--- start Data for processing ---

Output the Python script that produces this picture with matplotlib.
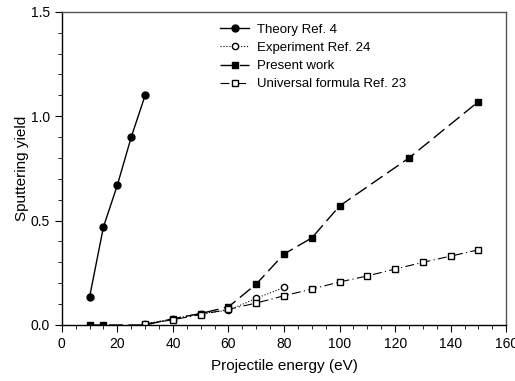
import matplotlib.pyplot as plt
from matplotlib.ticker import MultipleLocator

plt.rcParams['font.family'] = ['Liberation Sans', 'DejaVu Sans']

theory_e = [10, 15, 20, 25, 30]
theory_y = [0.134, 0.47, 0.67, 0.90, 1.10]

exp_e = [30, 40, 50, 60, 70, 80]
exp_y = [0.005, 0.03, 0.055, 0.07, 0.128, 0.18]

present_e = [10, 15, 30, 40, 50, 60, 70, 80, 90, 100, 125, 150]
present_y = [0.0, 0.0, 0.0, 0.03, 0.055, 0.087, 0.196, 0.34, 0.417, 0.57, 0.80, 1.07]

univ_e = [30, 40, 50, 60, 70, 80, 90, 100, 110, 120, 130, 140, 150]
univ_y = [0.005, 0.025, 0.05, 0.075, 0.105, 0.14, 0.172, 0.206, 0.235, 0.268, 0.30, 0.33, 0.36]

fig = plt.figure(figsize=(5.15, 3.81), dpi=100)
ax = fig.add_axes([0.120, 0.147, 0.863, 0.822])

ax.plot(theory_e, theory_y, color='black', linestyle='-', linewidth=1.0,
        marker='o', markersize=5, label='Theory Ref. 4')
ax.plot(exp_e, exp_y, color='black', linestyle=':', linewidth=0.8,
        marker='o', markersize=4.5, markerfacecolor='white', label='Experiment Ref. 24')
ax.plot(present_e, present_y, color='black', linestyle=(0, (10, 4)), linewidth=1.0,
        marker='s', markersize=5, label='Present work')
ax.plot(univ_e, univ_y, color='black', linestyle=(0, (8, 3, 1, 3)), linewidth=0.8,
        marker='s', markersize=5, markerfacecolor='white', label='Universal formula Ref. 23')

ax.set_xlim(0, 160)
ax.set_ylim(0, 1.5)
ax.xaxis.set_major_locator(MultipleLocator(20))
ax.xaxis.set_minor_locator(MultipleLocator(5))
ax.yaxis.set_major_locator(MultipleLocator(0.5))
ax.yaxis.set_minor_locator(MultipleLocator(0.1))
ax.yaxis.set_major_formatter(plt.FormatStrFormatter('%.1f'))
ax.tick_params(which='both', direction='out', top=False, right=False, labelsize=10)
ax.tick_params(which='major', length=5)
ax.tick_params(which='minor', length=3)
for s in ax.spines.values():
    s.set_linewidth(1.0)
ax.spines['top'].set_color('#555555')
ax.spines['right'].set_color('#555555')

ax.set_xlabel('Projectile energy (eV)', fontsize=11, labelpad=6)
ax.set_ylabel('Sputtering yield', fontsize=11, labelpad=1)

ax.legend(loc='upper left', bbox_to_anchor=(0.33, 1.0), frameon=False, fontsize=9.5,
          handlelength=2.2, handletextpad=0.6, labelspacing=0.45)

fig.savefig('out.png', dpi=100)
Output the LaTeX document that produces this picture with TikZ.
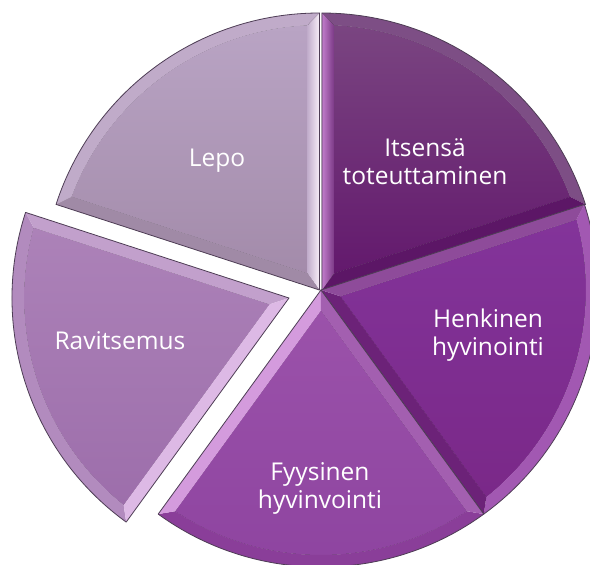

--- end Data for processing ---

### Task details:
Gather and return every line that holds the string "this".

### Answer to the task:
Output the Python script that produces this picture with matplotlib.
Output the LaTeX document that produces this picture with TikZ.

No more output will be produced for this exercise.